One of my personal conditions
https://blastinjuryresearch.amedd.a...re_from_Shoulder-Mounted_Rocket_Launchers.pdf


----------



## DocIllinois (Mar 19, 2018)

Etype said:


> There is also a lot of research, especially in the SOF community, being done on the cumulative affect of low intensity blast exposure -like from CQB and even firing heavy weapons.
> 
> There is a lot of interest on the affect blasts have on the pituitary gland. I'm not a medical professional and can't speak intelligently on the matter, but from what I gather, it is incredibly delicate and particular sensitive to blasts due to its location. Low testosterone levels in surprisingly young members of SOF have been attributed to this, and of course all of the negative physical, mental, and emotional things that come with such changes.



I'd be interested in the cumulative effects studies when they start to be published.  The pilot I could find on the subject covered brain perturbation linked to the repeated low level blast exposure of those in breaching operations.

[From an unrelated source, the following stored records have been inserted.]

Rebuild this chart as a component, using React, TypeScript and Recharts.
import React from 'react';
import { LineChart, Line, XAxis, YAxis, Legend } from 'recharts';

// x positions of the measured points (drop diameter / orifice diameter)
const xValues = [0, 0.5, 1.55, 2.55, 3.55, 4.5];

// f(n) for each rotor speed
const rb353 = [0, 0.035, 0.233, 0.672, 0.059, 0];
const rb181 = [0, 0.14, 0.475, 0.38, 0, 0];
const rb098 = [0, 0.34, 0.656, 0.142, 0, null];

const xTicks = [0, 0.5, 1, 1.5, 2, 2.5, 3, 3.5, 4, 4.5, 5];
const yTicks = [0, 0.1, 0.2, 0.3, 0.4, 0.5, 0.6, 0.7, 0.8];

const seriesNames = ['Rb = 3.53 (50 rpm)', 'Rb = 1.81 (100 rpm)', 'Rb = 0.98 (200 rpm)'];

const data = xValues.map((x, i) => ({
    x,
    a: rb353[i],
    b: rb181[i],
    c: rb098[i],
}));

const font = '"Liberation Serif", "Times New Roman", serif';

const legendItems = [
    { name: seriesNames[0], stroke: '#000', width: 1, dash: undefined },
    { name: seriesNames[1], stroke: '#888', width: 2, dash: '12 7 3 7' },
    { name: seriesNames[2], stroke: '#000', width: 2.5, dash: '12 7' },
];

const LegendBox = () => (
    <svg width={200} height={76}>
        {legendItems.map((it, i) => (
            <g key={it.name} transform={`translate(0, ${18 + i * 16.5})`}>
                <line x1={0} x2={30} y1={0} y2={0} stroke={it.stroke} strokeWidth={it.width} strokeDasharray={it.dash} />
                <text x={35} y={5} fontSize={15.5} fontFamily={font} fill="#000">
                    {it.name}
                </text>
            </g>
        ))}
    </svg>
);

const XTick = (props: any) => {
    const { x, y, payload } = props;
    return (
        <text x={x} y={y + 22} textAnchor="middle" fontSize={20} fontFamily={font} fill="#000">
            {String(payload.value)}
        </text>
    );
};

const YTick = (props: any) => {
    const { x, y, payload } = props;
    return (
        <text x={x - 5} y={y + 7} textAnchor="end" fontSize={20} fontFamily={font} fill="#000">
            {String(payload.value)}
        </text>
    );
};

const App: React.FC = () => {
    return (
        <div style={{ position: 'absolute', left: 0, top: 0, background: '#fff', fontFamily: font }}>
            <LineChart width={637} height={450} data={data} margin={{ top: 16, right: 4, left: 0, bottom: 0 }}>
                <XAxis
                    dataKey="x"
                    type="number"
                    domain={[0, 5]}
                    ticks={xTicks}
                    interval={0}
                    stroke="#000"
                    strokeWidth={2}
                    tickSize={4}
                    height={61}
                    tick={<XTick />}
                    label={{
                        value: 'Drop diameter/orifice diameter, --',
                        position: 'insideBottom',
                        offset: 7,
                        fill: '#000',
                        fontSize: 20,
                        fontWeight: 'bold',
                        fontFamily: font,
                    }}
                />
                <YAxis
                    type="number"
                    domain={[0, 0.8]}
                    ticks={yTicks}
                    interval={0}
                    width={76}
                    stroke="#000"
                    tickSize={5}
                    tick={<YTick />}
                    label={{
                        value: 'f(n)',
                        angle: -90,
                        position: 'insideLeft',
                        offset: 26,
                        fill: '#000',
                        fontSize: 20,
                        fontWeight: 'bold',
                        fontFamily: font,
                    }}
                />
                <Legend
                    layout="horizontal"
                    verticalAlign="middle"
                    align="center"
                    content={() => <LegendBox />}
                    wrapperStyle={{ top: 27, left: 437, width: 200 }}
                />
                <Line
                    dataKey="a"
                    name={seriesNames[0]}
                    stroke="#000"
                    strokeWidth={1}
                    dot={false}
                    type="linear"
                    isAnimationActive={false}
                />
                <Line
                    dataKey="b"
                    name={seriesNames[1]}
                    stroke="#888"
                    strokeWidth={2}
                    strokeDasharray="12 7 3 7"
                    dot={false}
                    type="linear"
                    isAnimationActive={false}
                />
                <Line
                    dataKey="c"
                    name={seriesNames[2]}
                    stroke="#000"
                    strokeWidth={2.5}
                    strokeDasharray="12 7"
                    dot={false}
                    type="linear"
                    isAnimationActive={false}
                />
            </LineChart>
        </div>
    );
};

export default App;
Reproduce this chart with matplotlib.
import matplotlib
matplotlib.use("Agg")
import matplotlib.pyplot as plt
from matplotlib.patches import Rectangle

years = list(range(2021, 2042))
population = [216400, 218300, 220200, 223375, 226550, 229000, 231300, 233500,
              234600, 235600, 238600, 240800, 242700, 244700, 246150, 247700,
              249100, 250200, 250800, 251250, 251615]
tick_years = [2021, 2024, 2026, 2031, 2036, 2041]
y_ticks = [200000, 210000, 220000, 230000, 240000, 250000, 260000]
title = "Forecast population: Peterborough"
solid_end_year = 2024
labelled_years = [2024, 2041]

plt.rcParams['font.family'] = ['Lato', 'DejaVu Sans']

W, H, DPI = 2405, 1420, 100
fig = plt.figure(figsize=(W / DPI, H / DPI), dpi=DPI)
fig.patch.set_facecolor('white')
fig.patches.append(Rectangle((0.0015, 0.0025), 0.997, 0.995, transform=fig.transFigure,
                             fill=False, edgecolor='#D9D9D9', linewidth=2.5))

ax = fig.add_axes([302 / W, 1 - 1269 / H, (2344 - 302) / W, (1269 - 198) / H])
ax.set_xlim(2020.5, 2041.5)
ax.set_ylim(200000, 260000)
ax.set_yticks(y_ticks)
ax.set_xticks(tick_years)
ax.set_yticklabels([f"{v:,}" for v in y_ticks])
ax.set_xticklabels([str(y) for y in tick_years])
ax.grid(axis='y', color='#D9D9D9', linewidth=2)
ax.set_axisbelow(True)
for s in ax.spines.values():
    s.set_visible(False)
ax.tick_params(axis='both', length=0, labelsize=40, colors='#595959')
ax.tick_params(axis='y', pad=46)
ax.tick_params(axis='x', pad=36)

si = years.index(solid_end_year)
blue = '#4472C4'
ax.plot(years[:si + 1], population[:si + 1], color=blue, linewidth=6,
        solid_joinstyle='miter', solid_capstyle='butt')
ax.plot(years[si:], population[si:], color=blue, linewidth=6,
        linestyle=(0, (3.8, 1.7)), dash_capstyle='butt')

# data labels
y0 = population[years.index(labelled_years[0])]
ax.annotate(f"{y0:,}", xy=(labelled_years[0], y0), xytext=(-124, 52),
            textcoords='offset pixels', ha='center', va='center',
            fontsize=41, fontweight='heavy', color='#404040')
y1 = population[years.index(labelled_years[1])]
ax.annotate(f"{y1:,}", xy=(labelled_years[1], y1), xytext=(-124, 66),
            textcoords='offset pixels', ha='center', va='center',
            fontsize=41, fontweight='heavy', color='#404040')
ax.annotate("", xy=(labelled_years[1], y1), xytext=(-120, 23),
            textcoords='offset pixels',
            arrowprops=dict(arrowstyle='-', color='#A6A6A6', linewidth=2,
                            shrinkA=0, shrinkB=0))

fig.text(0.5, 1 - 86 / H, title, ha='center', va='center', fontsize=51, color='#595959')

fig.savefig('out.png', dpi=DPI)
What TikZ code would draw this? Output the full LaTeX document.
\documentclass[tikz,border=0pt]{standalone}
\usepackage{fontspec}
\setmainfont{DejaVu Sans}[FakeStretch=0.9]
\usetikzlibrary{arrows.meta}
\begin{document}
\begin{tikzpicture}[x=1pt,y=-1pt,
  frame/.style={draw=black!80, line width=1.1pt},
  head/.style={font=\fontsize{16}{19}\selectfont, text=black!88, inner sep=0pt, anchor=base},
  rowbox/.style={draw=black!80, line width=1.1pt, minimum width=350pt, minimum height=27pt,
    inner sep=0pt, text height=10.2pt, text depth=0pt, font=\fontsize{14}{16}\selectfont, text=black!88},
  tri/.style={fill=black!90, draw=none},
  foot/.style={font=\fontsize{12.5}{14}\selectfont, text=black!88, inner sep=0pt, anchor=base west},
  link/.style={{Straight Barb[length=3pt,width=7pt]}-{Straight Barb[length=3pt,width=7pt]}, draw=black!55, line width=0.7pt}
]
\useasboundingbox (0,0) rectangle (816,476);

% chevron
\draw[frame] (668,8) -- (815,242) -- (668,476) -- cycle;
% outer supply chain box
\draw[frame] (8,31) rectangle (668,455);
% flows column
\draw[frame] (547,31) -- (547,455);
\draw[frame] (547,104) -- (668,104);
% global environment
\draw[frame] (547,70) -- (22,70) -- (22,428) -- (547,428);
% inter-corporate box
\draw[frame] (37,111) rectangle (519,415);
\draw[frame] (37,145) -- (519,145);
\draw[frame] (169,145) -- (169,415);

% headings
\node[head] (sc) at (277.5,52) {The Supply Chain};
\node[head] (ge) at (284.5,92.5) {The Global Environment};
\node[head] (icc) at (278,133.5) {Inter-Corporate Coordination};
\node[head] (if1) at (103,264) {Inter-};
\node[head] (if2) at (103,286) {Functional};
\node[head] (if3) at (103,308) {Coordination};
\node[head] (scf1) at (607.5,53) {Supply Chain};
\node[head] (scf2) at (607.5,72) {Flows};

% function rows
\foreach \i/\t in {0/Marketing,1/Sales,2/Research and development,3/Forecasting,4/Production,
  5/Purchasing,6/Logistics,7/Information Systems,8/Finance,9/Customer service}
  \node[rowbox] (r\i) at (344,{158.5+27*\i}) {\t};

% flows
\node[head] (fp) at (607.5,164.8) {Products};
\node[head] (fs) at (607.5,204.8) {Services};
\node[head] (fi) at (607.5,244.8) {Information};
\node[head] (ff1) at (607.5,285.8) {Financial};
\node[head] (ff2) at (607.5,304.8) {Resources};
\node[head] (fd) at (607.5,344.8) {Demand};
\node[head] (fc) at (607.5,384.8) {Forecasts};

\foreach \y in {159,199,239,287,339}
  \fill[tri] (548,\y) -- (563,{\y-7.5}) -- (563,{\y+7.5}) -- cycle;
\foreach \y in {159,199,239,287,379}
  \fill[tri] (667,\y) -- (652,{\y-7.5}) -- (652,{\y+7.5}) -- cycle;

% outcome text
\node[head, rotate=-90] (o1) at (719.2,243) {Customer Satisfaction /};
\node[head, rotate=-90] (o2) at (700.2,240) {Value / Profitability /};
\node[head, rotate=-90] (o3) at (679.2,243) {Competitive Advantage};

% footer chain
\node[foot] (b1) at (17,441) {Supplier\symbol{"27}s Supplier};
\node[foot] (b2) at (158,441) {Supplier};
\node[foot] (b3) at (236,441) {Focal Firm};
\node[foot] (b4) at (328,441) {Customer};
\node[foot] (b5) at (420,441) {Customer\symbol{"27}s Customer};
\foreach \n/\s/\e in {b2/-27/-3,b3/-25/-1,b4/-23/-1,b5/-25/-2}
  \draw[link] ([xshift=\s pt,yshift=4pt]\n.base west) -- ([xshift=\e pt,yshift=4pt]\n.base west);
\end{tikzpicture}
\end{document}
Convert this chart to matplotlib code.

*Serum Brain Biomarker Level, Neurocognitive Performance, and Self-Reported Symptom Changes in Soldiers Repeatedly Exposed to Low-Level Blast: A Breacher Pilot Study*


You are on base about the pituitary being sensitive to blast trauma with possible functional alterations, specifically in TBI cases.

*Prevalence of hypothalamo pituitary dysfunction in patients of traumatic brain injury*

*Impaired Pituitary Axes Following Traumatic Brain Injury*

*Findings from Structural MR Imaging in Military Traumatic Brain Injury *
 " Pituitary abnormalities were identified in a large proportion (29.0% [242 of 834]; OR, 16.8) of TBI participants."


Ironically, altered pituitary function may also negatively influence TBI recovery.

*Anterior Pituitary Function May Predict Functional and Cognitive Outcome in Patients with Traumatic Brain Injury Undergoing Rehabilitation*


----------